From the Editor
by Claire Ruud
Last week, The Blanton made two small announcements that add up to something much more significant: the institution is continuing its move to reposition itself as the city’s destination museum, not merely a better-than-average university museum. The announcements were as follows: first, the price of admission went up by $2 across the board (museum entry remains free for University of Texas at Austin faculty, staff and students); second, Third Thursdays, the museum’s monthly free evening, will enjoy augmented programming, while B Scene, the museum’s late night party, will move from a monthly to a bi-monthly basis.
In regard to entry fees, we’re talking a 28% increase to the price of general admission ($7 to $9) and a 40% increase to the price of a senior/student ticket ($5 to $7). For comparison, I checked the regular admission prices of other museums. The new ticket prices are comparable to those of other university museums, if on the high end: The BAMPFA at UC Berkeley ticks in at $8 ($8 million operating budget), The Hammer at UCLA at $7 ($14 million operating budget). As for Texas museums, The Fort Worth Modern and The Dallas Museum of Art are charging $10 and the Museum of Fine Arts Houston is hanging on at $7, at least for the time being. However, the operating budgets of these institutions must be considerably larger than the Blanton’s.
The Blanton’s price hikes are in step with rising museum admission prices nationwide. In fact, the museum’s $2 increase is modest compared to some.

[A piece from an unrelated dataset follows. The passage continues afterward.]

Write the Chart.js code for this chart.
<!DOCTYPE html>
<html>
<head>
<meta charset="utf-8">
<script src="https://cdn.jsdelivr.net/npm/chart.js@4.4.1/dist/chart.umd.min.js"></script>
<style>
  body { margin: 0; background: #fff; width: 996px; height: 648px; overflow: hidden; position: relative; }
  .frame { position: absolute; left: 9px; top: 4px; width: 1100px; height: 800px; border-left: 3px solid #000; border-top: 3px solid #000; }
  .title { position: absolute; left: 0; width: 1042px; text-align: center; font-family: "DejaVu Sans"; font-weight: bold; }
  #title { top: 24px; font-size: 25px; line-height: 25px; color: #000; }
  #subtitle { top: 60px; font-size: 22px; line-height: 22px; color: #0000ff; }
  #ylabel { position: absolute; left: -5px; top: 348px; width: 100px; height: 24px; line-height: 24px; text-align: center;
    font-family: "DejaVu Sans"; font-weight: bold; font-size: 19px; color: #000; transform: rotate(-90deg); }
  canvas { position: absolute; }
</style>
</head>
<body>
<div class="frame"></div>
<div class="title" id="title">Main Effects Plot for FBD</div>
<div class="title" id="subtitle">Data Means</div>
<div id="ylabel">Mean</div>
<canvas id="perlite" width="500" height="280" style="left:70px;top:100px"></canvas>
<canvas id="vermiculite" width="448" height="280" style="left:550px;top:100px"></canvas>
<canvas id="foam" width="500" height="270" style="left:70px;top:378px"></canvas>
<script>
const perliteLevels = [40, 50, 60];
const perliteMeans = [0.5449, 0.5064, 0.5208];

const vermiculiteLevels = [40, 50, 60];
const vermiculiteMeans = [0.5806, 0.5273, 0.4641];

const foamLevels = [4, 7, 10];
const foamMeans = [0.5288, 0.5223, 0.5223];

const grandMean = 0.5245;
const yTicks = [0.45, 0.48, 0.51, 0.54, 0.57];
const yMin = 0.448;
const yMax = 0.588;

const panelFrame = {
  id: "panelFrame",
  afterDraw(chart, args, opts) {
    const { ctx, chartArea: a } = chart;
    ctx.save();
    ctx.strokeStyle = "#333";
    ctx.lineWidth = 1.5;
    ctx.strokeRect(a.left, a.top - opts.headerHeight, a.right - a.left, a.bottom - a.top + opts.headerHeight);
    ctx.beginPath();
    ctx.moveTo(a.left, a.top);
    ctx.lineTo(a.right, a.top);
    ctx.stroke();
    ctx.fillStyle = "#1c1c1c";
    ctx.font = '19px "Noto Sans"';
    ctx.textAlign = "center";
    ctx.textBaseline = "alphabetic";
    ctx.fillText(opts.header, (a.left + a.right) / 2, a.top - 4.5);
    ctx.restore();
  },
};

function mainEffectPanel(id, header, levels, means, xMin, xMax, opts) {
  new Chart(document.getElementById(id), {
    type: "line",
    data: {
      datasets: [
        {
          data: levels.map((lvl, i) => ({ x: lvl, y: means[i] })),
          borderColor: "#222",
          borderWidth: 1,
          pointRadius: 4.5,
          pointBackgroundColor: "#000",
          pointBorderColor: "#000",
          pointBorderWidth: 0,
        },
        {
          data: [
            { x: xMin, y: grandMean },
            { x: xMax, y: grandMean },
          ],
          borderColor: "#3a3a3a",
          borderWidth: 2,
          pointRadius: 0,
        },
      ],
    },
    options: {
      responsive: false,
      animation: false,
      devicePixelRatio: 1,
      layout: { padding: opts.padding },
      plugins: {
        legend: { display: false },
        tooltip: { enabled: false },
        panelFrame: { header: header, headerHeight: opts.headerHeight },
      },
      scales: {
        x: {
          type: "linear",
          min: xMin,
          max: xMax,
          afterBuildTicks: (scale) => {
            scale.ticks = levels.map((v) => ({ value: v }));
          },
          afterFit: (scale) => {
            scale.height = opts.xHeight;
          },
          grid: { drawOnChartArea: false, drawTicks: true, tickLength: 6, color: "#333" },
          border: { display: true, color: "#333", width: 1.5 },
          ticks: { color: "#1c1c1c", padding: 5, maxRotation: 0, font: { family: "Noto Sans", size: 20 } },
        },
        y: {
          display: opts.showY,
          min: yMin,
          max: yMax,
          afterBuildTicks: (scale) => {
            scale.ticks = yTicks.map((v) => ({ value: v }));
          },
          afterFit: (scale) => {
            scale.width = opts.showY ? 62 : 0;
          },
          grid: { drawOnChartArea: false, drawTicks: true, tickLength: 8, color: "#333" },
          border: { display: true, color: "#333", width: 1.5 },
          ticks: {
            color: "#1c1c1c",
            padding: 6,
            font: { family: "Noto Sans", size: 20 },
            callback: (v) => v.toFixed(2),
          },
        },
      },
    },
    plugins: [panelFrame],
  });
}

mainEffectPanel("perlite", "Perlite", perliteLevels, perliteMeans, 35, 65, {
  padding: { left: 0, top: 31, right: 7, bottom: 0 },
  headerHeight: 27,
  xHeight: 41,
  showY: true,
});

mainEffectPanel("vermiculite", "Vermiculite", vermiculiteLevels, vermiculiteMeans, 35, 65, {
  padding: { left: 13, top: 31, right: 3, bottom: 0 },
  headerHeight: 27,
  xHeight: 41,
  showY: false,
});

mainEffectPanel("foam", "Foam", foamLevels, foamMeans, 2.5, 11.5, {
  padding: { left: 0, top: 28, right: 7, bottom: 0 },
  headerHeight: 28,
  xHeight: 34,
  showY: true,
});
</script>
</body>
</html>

Last year, for example, The Art Institute of Chicago provoked outrage when it raised the price of admission to its museum to a whopping $18. I see the logic behind these moves. These museums are worth what they charge and more. For example, income from admission probably accounts for about 4% of the Blanton’s $6 million operating budget. In that sense, for $9, visitors are getting much more than they’re paying for. Admission prices are not just about revenue, either. They are a way for a museum to communicate quality its audiences: in other words, The Blanton’s new ticket price says to visitors, “a trip to this museum is worth at least $9.” Through this move, the Blanton is positioning its collection more than a “teaching collection” for the University and positioning its exhibition programming as worthwhile for non-university audiences. The Blanton should be communicating this information to audiences. The question is, is price the best way to communicate value in this instance? According to received wisdom, the more the consumer is asked to pay, the more she values the good or service. But whether this is true or not, does this logic justify charging more for museums?

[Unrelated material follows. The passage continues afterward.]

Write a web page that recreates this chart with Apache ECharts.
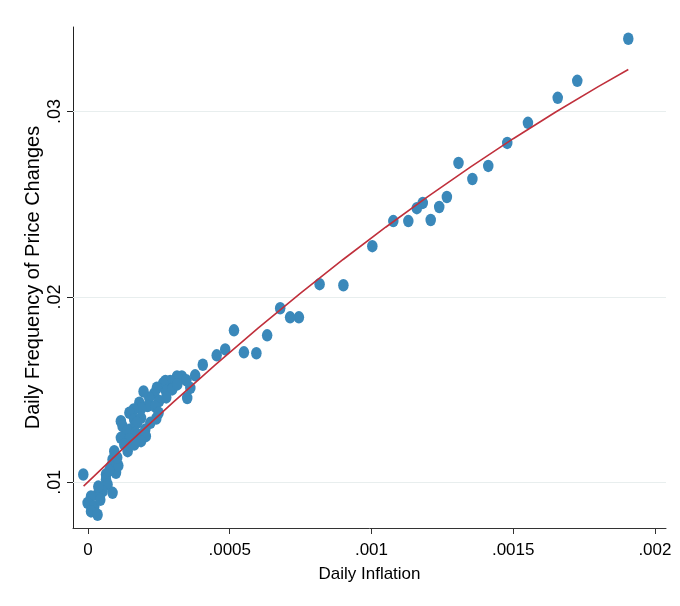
<!DOCTYPE html>
<html>
<head>
<meta charset="utf-8">
<script src="https://cdn.jsdelivr.net/npm/echarts@6/dist/echarts.min.js"></script>
<style>
  html, body { margin: 0; padding: 0; background: #ffffff; }
  #chart { width: 680px; height: 606px; }
</style>
</head>
<body>
<div id="chart"></div>
<script>
// Daily inflation (x) against daily frequency of price changes (y)
const inflation = [
  0.001906, 0.001726, 0.001657, 0.001552, 0.001479, 0.001307, 0.001412, 0.001356,
  0.001266, 0.001239, 0.001181, 0.001160, 0.001209, 0.001130, 0.001077, 0.001003,
  0.000901, 0.000817, 0.000744, 0.000713, 0.000678, 0.000632, 0.000594, 0.000550,
  0.000515, 0.000484, 0.000454, 0.000405, 0.000378, 0.000361, 0.000350, 0.000331,
  0.000314, 0.000290, 0.000273, 0.000265, 0.000275, 0.000243, 0.000234, 0.000251,
  0.000216, 0.000196, 0.000181, 0.000210, 0.000237, 0.000249, 0.000187, 0.000161,
  0.000146, 0.000220, 0.000241, 0.000163, 0.000187, 0.000173, 0.000116, 0.000122,
  0.000202, 0.000149, 0.000140, 0.000167, 0.000175, 0.000204, 0.000116, 0.000146,
  0.000187, 0.000140, 0.0000927, 0.0000867, 0.0000811, 0.0000987, 0.0000635, 0.0000635,
  0.0000691, 0.0000867, 0.0000515, 0.0000338, 0.0000106, -0.0000014, 0.0000222, 0.0000106,
  0.0000338, -0.0000166, 0.000107, 0.0000751, 0.0000434, 0.000128, 0.000297, 0.000347,
  0.000315, 0.000163, 0.000103, 0.0000363, 0.000276
];
const freq = [
  0.03393, 0.03166, 0.03074, 0.02939, 0.02831, 0.02723, 0.02707, 0.02636,
  0.02539, 0.02485, 0.02507, 0.02479, 0.02415, 0.02409, 0.02409, 0.02274,
  0.02063, 0.02069, 0.01890, 0.01890, 0.01939, 0.01793, 0.01696, 0.01701,
  0.01820, 0.01717, 0.01685, 0.01634, 0.01577, 0.01509, 0.01455, 0.01571,
  0.01571, 0.01547, 0.01547, 0.01534, 0.01492, 0.01510, 0.01479, 0.01438,
  0.01456, 0.01490, 0.01429, 0.01411, 0.01409, 0.01375, 0.01398, 0.01393,
  0.01375, 0.01321, 0.01344, 0.01339, 0.01348, 0.01321, 0.01330, 0.01303,
  0.01285, 0.01285, 0.01276, 0.01267, 0.01258, 0.01249, 0.01240, 0.01231,
  0.01222, 0.01168, 0.01168, 0.01123, 0.01086, 0.01051, 0.01042, 0.01015,
  0.00988, 0.00943, 0.00951, 0.00934, 0.00924, 0.00889, 0.00870, 0.00843,
  0.00825, 0.01042, 0.01090, 0.01063, 0.00906, 0.01204, 0.01501, 0.01550,
  0.01528, 0.01204, 0.01134, 0.00977, 0.01458
];

// Quadratic fitted curve, sampled along its length
const fitInflation = [
  -0.0000155, 0.00015, 0.0003, 0.00045, 0.0006, 0.00075, 0.0009,
  0.00105, 0.0012, 0.00135, 0.0015, 0.00165, 0.0018, 0.001906
];
const fitFreq = [
  0.009790, 0.012204, 0.014316, 0.016353, 0.018316, 0.020205, 0.022020,
  0.023760, 0.025426, 0.027018, 0.028536, 0.029979, 0.031348, 0.032270
];

// Axis ticks and their printed labels
const xTicks = [0, 0.0005, 0.001, 0.0015, 0.002];
const xTickLabels = ['0', '.0005', '.001', '.0015', '.002'];
const yTicks = [0.01, 0.02, 0.03];
const yTickLabels = ['.01', '.02', '.03'];

const xRange = [-0.0000529, 0.002039];
const yRange = [0.007535, 0.034562];

const ellipse = 'path://M0 50A50 50 0 1 1 100 50A50 50 0 1 1 0 50Z';
const labelFor = (ticks, labels) => (v) => {
  const i = ticks.findIndex(t => Math.abs(t - v) < 1e-9);
  return i >= 0 ? labels[i] : '';
};

const chart = echarts.init(document.getElementById('chart'), null, { renderer: 'canvas' });
chart.setOption({
  animation: false,
  backgroundColor: '#ffffff',
  textStyle: { fontFamily: 'Liberation Sans, Arial, Helvetica, sans-serif' },
  grid: { left: 73, right: 14, top: 27, bottom: 78, containLabel: false },
  xAxis: {
    type: 'value',
    min: xRange[0],
    max: xRange[1],
    name: 'Daily Inflation',
    nameLocation: 'middle',
    nameMoveOverlap: false,
    nameGap: 38,
    nameTextStyle: { fontSize: 17, color: '#000' },
    axisLine: { show: true, onZero: false, lineStyle: { color: '#333', width: 1 } },
    axisTick: { show: true, length: 6, customValues: xTicks, lineStyle: { color: '#333' } },
    axisLabel: {
      customValues: xTicks, margin: 14, fontSize: 17, color: '#000',
      formatter: labelFor(xTicks, xTickLabels)
    },
    splitLine: { show: false }
  },
  yAxis: {
    type: 'value',
    min: yRange[0],
    max: yRange[1],
    name: 'Daily Frequency of Price Changes',
    nameLocation: 'middle',
    nameMoveOverlap: false,
    nameGap: 30,
    nameTextStyle: { fontSize: 20, color: '#000' },
    axisLine: { show: true, onZero: false, lineStyle: { color: '#222', width: 1 } },
    axisTick: { show: true, length: 6, customValues: yTicks, lineStyle: { color: '#222' } },
    axisLabel: {
      customValues: yTicks, rotate: 90, margin: 9, fontSize: 18, color: '#000',
      formatter: labelFor(yTicks, yTickLabels)
    },
    splitLine: { show: false }
  },
  series: [
    {
      type: 'scatter',
      data: inflation.map((x, i) => [x, freq[i]]),
      symbol: ellipse,
      symbolSize: [10.5, 12.5],
      itemStyle: { color: '#3a88ba', opacity: 1 },
      z: 3,
      markLine: {
        silent: true,
        symbol: 'none',
        label: { show: false },
        lineStyle: { color: '#e8eeee', width: 1.2, type: 'solid' },
        data: yTicks.map(v => ({ yAxis: v })),
        z: 1
      }
    },
    {
      type: 'line',
      data: fitInflation.map((x, i) => [x, fitFreq[i]]),
      smooth: false,
      showSymbol: false,
      symbol: 'none',
      lineStyle: { color: '#c0303c', width: 1.6 },
      z: 5
    }
  ]
});
</script>
</body>
</html>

I find it difficult to say that museums shouldn’t charge the admission prices they are charging for two reasons. First, I believe they are worth what they charge, probably more. Second, I know museums are underfunded and need new income sources. However, even if the ticket prices don’t deter any visitors, how much additional revenue will the $2 increase in admission generate? I’d guess an additional $60,000, or 1% of the institutions operating budget. I know that every penny counts. But is it worth $60,000 for the museum entry to cost more than a minimum wage worker makes for an hour of work? It goes without saying that higher prices are a bigger deal for certain key audiences—students attending other universities, young professionals age 20 to 30, low and middle income families—and not as big a deal for others—upper-middle class families and tourists. For that reason alone, rising admission prices are difficult to swallow. Is there no way to buck the trend?
I’m not sure. Practical alternatives are difficult to come by. The Blanton’s new director, Ned Rifkin, has plenty of experience, and I’m sure he’s working creatively to increase revenue in all kinds of ways. It’s tough.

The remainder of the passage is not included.